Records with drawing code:
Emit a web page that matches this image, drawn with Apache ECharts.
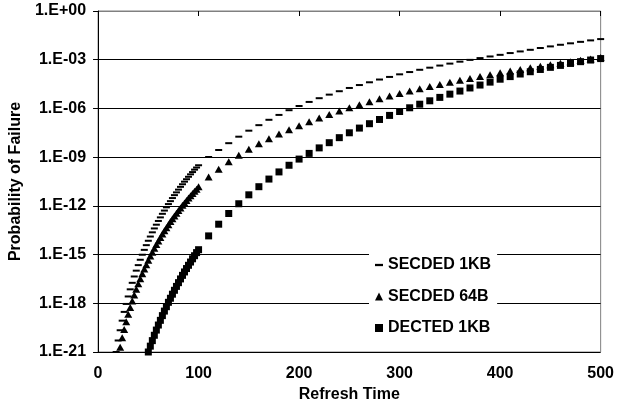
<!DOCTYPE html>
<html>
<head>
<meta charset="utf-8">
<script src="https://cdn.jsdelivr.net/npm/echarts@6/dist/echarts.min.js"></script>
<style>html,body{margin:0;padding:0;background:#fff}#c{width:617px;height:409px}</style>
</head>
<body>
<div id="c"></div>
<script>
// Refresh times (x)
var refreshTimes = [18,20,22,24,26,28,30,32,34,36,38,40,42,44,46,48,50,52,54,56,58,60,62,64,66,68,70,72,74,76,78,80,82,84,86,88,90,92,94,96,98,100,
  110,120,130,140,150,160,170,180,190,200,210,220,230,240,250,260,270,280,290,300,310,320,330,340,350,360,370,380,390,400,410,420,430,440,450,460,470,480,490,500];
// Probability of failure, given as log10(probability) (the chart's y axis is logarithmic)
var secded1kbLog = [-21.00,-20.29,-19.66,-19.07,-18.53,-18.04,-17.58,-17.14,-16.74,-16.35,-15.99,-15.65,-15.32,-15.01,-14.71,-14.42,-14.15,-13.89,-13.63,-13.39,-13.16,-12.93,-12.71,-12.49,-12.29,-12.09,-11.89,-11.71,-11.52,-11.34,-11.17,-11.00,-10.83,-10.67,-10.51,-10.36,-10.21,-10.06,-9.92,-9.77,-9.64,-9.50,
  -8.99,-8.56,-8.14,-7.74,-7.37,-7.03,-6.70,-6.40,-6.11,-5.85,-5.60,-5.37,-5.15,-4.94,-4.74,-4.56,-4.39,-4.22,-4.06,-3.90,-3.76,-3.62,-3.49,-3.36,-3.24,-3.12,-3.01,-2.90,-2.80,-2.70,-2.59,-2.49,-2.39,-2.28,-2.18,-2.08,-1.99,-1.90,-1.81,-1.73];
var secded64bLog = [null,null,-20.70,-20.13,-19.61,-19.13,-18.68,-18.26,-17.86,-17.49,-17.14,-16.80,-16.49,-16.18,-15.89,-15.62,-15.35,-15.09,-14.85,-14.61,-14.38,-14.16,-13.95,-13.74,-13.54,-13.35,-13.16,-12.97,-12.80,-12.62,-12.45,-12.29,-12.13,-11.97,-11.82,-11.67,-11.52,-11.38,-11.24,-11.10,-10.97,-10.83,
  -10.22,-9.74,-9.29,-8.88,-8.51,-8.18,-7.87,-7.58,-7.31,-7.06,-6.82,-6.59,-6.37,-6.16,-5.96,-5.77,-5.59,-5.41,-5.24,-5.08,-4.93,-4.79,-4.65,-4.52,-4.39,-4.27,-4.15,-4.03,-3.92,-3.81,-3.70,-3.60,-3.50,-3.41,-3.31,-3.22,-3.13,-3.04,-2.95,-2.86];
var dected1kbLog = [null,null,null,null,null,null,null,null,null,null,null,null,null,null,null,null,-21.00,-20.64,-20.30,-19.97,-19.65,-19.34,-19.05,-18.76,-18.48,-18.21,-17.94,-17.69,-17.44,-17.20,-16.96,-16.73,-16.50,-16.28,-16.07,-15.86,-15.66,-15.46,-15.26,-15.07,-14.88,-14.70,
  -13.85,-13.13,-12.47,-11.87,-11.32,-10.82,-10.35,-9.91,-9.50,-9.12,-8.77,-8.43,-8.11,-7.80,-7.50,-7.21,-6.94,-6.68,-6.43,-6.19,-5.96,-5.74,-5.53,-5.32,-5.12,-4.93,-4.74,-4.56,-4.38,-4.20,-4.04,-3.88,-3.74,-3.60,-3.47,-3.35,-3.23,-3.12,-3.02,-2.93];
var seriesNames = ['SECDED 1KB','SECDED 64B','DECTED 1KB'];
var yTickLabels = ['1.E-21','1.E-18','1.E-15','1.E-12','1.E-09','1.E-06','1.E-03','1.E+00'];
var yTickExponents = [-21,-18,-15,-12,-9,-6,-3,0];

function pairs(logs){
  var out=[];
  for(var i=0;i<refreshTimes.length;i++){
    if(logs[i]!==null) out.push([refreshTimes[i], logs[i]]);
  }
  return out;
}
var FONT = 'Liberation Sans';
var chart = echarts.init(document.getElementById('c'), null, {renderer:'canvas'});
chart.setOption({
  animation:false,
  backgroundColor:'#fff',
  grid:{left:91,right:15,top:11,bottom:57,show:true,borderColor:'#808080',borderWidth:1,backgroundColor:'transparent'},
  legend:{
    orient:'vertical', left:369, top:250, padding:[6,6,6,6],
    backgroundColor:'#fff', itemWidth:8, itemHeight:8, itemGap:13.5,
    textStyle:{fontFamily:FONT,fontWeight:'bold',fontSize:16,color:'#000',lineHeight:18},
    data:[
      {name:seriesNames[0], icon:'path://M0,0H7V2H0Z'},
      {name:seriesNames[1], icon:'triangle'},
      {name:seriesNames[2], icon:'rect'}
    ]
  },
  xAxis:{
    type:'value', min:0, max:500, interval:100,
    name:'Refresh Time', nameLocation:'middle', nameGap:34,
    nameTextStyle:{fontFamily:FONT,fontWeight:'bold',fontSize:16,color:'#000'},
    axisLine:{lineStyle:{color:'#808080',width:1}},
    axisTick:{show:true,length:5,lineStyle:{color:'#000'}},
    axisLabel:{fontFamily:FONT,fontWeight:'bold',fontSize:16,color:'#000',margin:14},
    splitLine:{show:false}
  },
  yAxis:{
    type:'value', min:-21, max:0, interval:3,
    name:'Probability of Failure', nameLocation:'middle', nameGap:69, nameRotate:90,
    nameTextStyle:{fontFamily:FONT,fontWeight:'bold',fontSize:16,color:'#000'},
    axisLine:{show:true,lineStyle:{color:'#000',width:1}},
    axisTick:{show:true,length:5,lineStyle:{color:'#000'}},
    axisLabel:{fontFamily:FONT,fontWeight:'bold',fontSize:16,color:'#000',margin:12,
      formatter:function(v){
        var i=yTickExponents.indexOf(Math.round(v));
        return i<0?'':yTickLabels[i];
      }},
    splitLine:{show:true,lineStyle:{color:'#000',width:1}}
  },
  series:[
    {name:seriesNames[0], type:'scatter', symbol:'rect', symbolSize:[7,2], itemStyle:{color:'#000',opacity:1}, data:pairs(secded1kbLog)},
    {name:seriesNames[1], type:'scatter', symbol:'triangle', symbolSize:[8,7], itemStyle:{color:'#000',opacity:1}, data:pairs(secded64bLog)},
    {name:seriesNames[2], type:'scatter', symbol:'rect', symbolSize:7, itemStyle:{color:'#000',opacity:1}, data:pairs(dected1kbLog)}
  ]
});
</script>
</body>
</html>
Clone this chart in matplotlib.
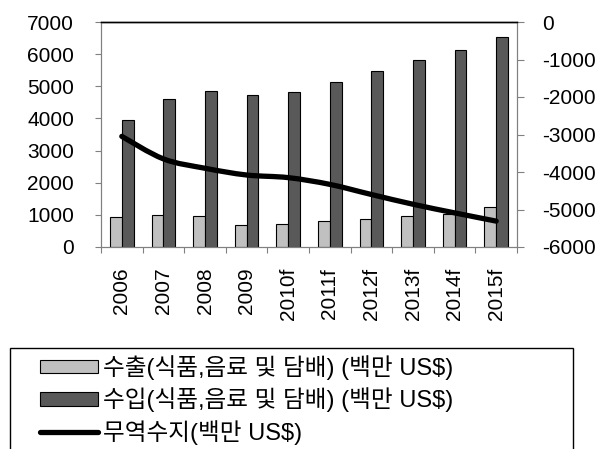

> What to work on:
With the pictures left out, transcribe the material exactly.

> Final result:
Emit a web page that matches this image, drawn with Apache ECharts.
<!DOCTYPE html>
<html>
<head>
<meta charset="utf-8">
<script src="https://cdn.jsdelivr.net/npm/echarts@6/dist/echarts.min.js"></script>
<style>html,body{margin:0;padding:0;background:#fff}#c{width:617px;height:409px}</style>
</head>
<body>
<div id="c"></div>
<script>
// Refresh times (x)
var refreshTimes = [18,20,22,24,26,28,30,32,34,36,38,40,42,44,46,48,50,52,54,56,58,60,62,64,66,68,70,72,74,76,78,80,82,84,86,88,90,92,94,96,98,100,
  110,120,130,140,150,160,170,180,190,200,210,220,230,240,250,260,270,280,290,300,310,320,330,340,350,360,370,380,390,400,410,420,430,440,450,460,470,480,490,500];
// Probability of failure, given as log10(probability) (the chart's y axis is logarithmic)
var secded1kbLog = [-21.00,-20.29,-19.66,-19.07,-18.53,-18.04,-17.58,-17.14,-16.74,-16.35,-15.99,-15.65,-15.32,-15.01,-14.71,-14.42,-14.15,-13.89,-13.63,-13.39,-13.16,-12.93,-12.71,-12.49,-12.29,-12.09,-11.89,-11.71,-11.52,-11.34,-11.17,-11.00,-10.83,-10.67,-10.51,-10.36,-10.21,-10.06,-9.92,-9.77,-9.64,-9.50,
  -8.99,-8.56,-8.14,-7.74,-7.37,-7.03,-6.70,-6.40,-6.11,-5.85,-5.60,-5.37,-5.15,-4.94,-4.74,-4.56,-4.39,-4.22,-4.06,-3.90,-3.76,-3.62,-3.49,-3.36,-3.24,-3.12,-3.01,-2.90,-2.80,-2.70,-2.59,-2.49,-2.39,-2.28,-2.18,-2.08,-1.99,-1.90,-1.81,-1.73];
var secded64bLog = [null,null,-20.70,-20.13,-19.61,-19.13,-18.68,-18.26,-17.86,-17.49,-17.14,-16.80,-16.49,-16.18,-15.89,-15.62,-15.35,-15.09,-14.85,-14.61,-14.38,-14.16,-13.95,-13.74,-13.54,-13.35,-13.16,-12.97,-12.80,-12.62,-12.45,-12.29,-12.13,-11.97,-11.82,-11.67,-11.52,-11.38,-11.24,-11.10,-10.97,-10.83,
  -10.22,-9.74,-9.29,-8.88,-8.51,-8.18,-7.87,-7.58,-7.31,-7.06,-6.82,-6.59,-6.37,-6.16,-5.96,-5.77,-5.59,-5.41,-5.24,-5.08,-4.93,-4.79,-4.65,-4.52,-4.39,-4.27,-4.15,-4.03,-3.92,-3.81,-3.70,-3.60,-3.50,-3.41,-3.31,-3.22,-3.13,-3.04,-2.95,-2.86];
var dected1kbLog = [null,null,null,null,null,null,null,null,null,null,null,null,null,null,null,null,-21.00,-20.64,-20.30,-19.97,-19.65,-19.34,-19.05,-18.76,-18.48,-18.21,-17.94,-17.69,-17.44,-17.20,-16.96,-16.73,-16.50,-16.28,-16.07,-15.86,-15.66,-15.46,-15.26,-15.07,-14.88,-14.70,
  -13.85,-13.13,-12.47,-11.87,-11.32,-10.82,-10.35,-9.91,-9.50,-9.12,-8.77,-8.43,-8.11,-7.80,-7.50,-7.21,-6.94,-6.68,-6.43,-6.19,-5.96,-5.74,-5.53,-5.32,-5.12,-4.93,-4.74,-4.56,-4.38,-4.20,-4.04,-3.88,-3.74,-3.60,-3.47,-3.35,-3.23,-3.12,-3.02,-2.93];
var seriesNames = ['SECDED 1KB','SECDED 64B','DECTED 1KB'];
var yTickLabels = ['1.E-21','1.E-18','1.E-15','1.E-12','1.E-09','1.E-06','1.E-03','1.E+00'];
var yTickExponents = [-21,-18,-15,-12,-9,-6,-3,0];

function pairs(logs){
  var out=[];
  for(var i=0;i<refreshTimes.length;i++){
    if(logs[i]!==null) out.push([refreshTimes[i], logs[i]]);
  }
  return out;
}
var FONT = 'Liberation Sans';
var chart = echarts.init(document.getElementById('c'), null, {renderer:'canvas'});
chart.setOption({
  animation:false,
  backgroundColor:'#fff',
  grid:{left:91,right:15,top:11,bottom:57,show:true,borderColor:'#808080',borderWidth:1,backgroundColor:'transparent'},
  legend:{
    orient:'vertical', left:369, top:250, padding:[6,6,6,6],
    backgroundColor:'#fff', itemWidth:8, itemHeight:8, itemGap:13.5,
    textStyle:{fontFamily:FONT,fontWeight:'bold',fontSize:16,color:'#000',lineHeight:18},
    data:[
      {name:seriesNames[0], icon:'path://M0,0H7V2H0Z'},
      {name:seriesNames[1], icon:'triangle'},
      {name:seriesNames[2], icon:'rect'}
    ]
  },
  xAxis:{
    type:'value', min:0, max:500, interval:100,
    name:'Refresh Time', nameLocation:'middle', nameGap:34,
    nameTextStyle:{fontFamily:FONT,fontWeight:'bold',fontSize:16,color:'#000'},
    axisLine:{lineStyle:{color:'#808080',width:1}},
    axisTick:{show:true,length:5,lineStyle:{color:'#000'}},
    axisLabel:{fontFamily:FONT,fontWeight:'bold',fontSize:16,color:'#000',margin:14},
    splitLine:{show:false}
  },
  yAxis:{
    type:'value', min:-21, max:0, interval:3,
    name:'Probability of Failure', nameLocation:'middle', nameGap:69, nameRotate:90,
    nameTextStyle:{fontFamily:FONT,fontWeight:'bold',fontSize:16,color:'#000'},
    axisLine:{show:true,lineStyle:{color:'#000',width:1}},
    axisTick:{show:true,length:5,lineStyle:{color:'#000'}},
    axisLabel:{fontFamily:FONT,fontWeight:'bold',fontSize:16,color:'#000',margin:12,
      formatter:function(v){
        var i=yTickExponents.indexOf(Math.round(v));
        return i<0?'':yTickLabels[i];
      }},
    splitLine:{show:true,lineStyle:{color:'#000',width:1}}
  },
  series:[
    {name:seriesNames[0], type:'scatter', symbol:'rect', symbolSize:[7,2], itemStyle:{color:'#000',opacity:1}, data:pairs(secded1kbLog)},
    {name:seriesNames[1], type:'scatter', symbol:'triangle', symbolSize:[8,7], itemStyle:{color:'#000',opacity:1}, data:pairs(secded64bLog)},
    {name:seriesNames[2], type:'scatter', symbol:'rect', symbolSize:7, itemStyle:{color:'#000',opacity:1}, data:pairs(dected1kbLog)}
  ]
});
</script>
</body>
</html>
Clone this chart in matplotlib.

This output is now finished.